What it means to be green

When it comes to home design, every decade has its catchphrases and its own particular zeitgeist, a mix of popular trends that tend to dominate the building and remodelling landscape. The roaring 1990s gave us high-end fever, with exotic products and ambitious plans ushering in an age of bigger, better, bolder. Nowadays the reshuffled economy has reeled in many of those excesses, and the environmental impact of one’s daily choices and routine has moved closer to centre stage.

McMansions, we’ve decided, aren’t just a visual blight on the traditional architectural landscape; they are decidedly unfriendly to the planet. Their oversize footprints consume resources and energy in quantities far too large to be sustained by large populations over a long period of time. And there’s our new idea — sustainability.

Like any substantive cultural change, the transition to eco-friendly home design suffers from two unfortunate side-effects. First, there is no shortage of marketing folks who want to capitalize on this trend, and the “green” they see is more about the money to be made rather than the environmental virtues of their products or services. Too often the result is overhyped claims that make it tough to discern which products really offer legitimate and meaningful benefits.

Second, the equations that determine true sustainability are sometimes complex, so even when you have your facts straight they can overlap in confusing ways.

Take bamboo flooring, for example. Proponents tout it as a natural and durable substitute for hardwood and thus an antidote to the environmental problems of deforestation. There is some truth in that view, but it doesn’t tell the whole story.

Bamboo is actually a fast-growing grass that regenerates much faster than trees do, but producing flooring from it requires extensive processing and the use of petroleum-based adhesive resins. More problematic, it is sourced from mostly Asian locations where forests are being cleared to grow it or where pesticide use is often unregulated, and it must be transported long distances to make it into most homes.

On the other hand, oak, ash, walnut, and other domestic hardwoods yield durable plank flooring that requires no adhesives and less energy to process and transport, and these days it’s likely that the trees are cut from sustainable-yield forests that are managed to allow for replacement growth of new trees.

This example involves just one of the hundreds of product choices involved in building or renovating a home that qualifies as “green.” Navigating all of these decisions can be difficult and time-consuming, but environment editor and author Cathy Strongman has written a comprehensive guide that penetrates the often superficial treatment this topic gets in ordinary media coverage. The Sustainable Home: The Essential Guide to Eco Building, Renovation, and Decoration helps set the record straight with a clear and concise portrait of what makes a home sustainable, and it offers a detailed look at dozens of product categories where “green” claims need clarifying.

Strongman reverts to simplicity only in framing the larger issue of sustainability, which she defines as actions and choices that meet the needs of the present without compromising future generations. She also elaborates on two key principles that often get ignored in discussions of eco-friendly home design.

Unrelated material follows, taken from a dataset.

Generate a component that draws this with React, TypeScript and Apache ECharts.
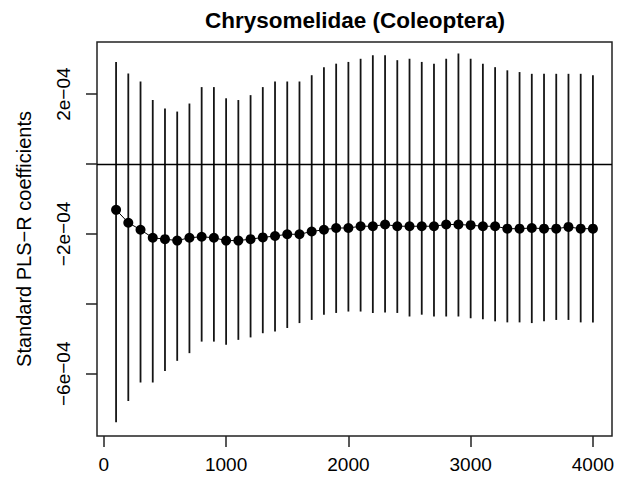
import React, { useEffect, useRef } from "react";
import * as echarts from "echarts";

// Depth (x) values
const depths = [
  100, 200, 300, 400, 500, 600, 700, 800, 900, 1000,
  1100, 1200, 1300, 1400, 1500, 1600, 1700, 1800, 1900, 2000,
  2100, 2200, 2300, 2400, 2500, 2600, 2700, 2800, 2900, 3000,
  3100, 3200, 3300, 3400, 3500, 3600, 3700, 3800, 3900, 4000,
];

// Coefficient estimates, in units of 1e-04
const estimate = [
  -1.31, -1.68, -1.88, -2.11, -2.15, -2.19, -2.11, -2.08, -2.11, -2.19,
  -2.19, -2.15, -2.1, -2.06, -2.01, -2.01, -1.93, -1.88, -1.83, -1.83,
  -1.78, -1.78, -1.73, -1.78, -1.78, -1.78, -1.78, -1.73, -1.73, -1.75,
  -1.78, -1.78, -1.85, -1.85, -1.83, -1.85, -1.85, -1.8, -1.85, -1.85,
];

// Upper ends of the intervals, in units of 1e-04
const upper = [
  2.92, 2.59, 2.36, 1.83, 1.59, 1.5, 1.73, 2.2, 2.2, 1.88,
  1.83, 1.97, 2.2, 2.36, 2.36, 2.36, 2.54, 2.77, 2.87, 2.92,
  3.01, 3.11, 3.11, 2.97, 3.01, 2.92, 2.87, 3.01, 3.16, 3.01,
  2.87, 2.77, 2.68, 2.63, 2.58, 2.58, 2.58, 2.58, 2.58, 2.54,
];

// Lower ends of the intervals, in units of 1e-04
const lower = [
  -7.39, -6.78, -6.25, -6.25, -5.92, -5.63, -5.41, -5.08, -5.08, -5.17,
  -5.03, -4.96, -4.84, -4.79, -4.69, -4.55, -4.46, -4.31, -4.26, -4.22,
  -4.22, -4.26, -4.25, -4.26, -4.36, -4.31, -4.36, -4.36, -4.36, -4.41,
  -4.44, -4.5, -4.53, -4.53, -4.55, -4.5, -4.46, -4.46, -4.53, -4.53,
];

const xTicks = [0, 1000, 2000, 3000, 4000];
const yTicks = [-6, -4, -2, 0, 2];
const yLabelValues = [-6, -2, 2];
const yLabelTexts = ["\u22126e\u221204", "\u22122e\u221204", "2e\u221204"];

const titleText = "Chrysomelidae (Coleoptera)";
const yTitle = "Standard PLS\u2212R coefficients";

export default function App() {
  const ref = useRef<HTMLDivElement>(null);

  useEffect(() => {
    document.body.style.margin = "0";
    const chart = echarts.init(ref.current!, null, { renderer: "svg" });
    const font = "'Liberation Sans', Arial, Helvetica, sans-serif";
    const ink = "#141414";

    chart.setOption({
      animation: false,
      backgroundColor: "#ffffff",
      graphic: [
        {
          type: "text",
          x: 355,
          y: 20,
          style: {
            text: titleText,
            align: "center",
            verticalAlign: "middle",
            fontFamily: font,
            fontWeight: "bold",
            fontSize: 22.5,
            fill: "#000",
          },
        },
      ],
      grid: {
        left: 97,
        top: 42,
        width: 515,
        height: 394,
        show: true,
        borderColor: "#222",
        borderWidth: 1.5,
        backgroundColor: "transparent",
      },
      xAxis: {
        type: "value",
        min: -56,
        max: 4156,
        axisLine: { show: false, onZero: false },
        splitLine: { show: false },
        axisTick: {
          show: true,
          length: 11,
          customValues: xTicks,
          lineStyle: { color: "#222", width: 1.5 },
        },
        axisLabel: {
          customValues: xTicks,
          margin: 19,
          fontSize: 19,
          fontFamily: font,
          color: "#000",
          formatter: (v: number) => String(Math.round(v)),
        },
      },
      yAxis: {
        type: "value",
        min: -7.78,
        max: 3.49,
        name: yTitle,
        nameLocation: "middle",
        nameRotate: 90,
        nameGap: 63,
        nameTextStyle: { fontSize: 20, fontFamily: font, color: "#000" },
        axisLine: { show: false, onZero: false },
        splitLine: { show: false },
        axisTick: {
          show: true,
          length: 11,
          customValues: yTicks,
          lineStyle: { color: "#222", width: 1.5 },
        },
        axisLabel: {
          customValues: yLabelValues,
          rotate: 90,
          margin: 24,
          fontSize: 19,
          fontFamily: font,
          color: "#000",
          formatter: (v: number) => {
            const i = yLabelValues.indexOf(Math.round(v));
            return i >= 0 ? yLabelTexts[i] : "";
          },
        },
      },
      series: [
        {
          type: "custom",
          name: "interval",
          data: depths.map((d, i) => [d, lower[i], upper[i]]),
          encode: { x: 0, y: [1, 2] },
          renderItem: (_params: any, api: any) => {
            const x = api.value(0);
            const p1 = api.coord([x, api.value(1)]);
            const p2 = api.coord([x, api.value(2)]);
            return {
              type: "line",
              shape: { x1: p1[0], y1: p1[1], x2: p2[0], y2: p2[1] },
              style: { stroke: ink, lineWidth: 1.8 },
            };
          },
          z: 2,
        },
        {
          type: "line",
          name: "estimate",
          data: depths.map((d, i) => [d, estimate[i]]),
          symbol: "circle",
          symbolSize: 10,
          showSymbol: true,
          itemStyle: { color: "#000", borderWidth: 0 },
          lineStyle: { color: "#000", width: 1 },
          z: 3,
          markLine: {
            silent: true,
            symbol: "none",
            label: { show: false },
            lineStyle: { color: "#000", width: 1.3, type: "solid" },
            data: [{ yAxis: 0 }],
          },
        },
      ],
    });

    return () => chart.dispose();
  }, []);

  return (
    <div
      ref={ref}
      style={{ position: "absolute", left: 0, top: 0, width: 620, height: 483 }}
    />
  );
}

The first is the product’s embodied energy. This term refers to the energy required to extract and process the resources used in its manufacture. Concrete, brick, and virgin metals have high embodied energy, while lumber and recycled metals have relatively low levels. The second principle is thermal mass, a material’s ability to store energy as heat or cold and then gradually release it. Here, wood rates poorly along with glass and plastics, while concrete, stone, and brick rate high.

The book’s introductory section profiles nearly a dozen categories of building materials and energy systems, an assortment that includes hundreds of individual products and various options for home energy production, including geothermal, solar, wind-powered and bio-mass fuels.

It’s this kind of detail that fleshes out the smart choices for home design, and this book succeeds where a lot of other eco-building guides fall short. You’ll find a comparative review of flooring options — wood, carpet, concrete, tile, rubber, stone, cork and other materials –that spells out the environmental vices and virtues of each.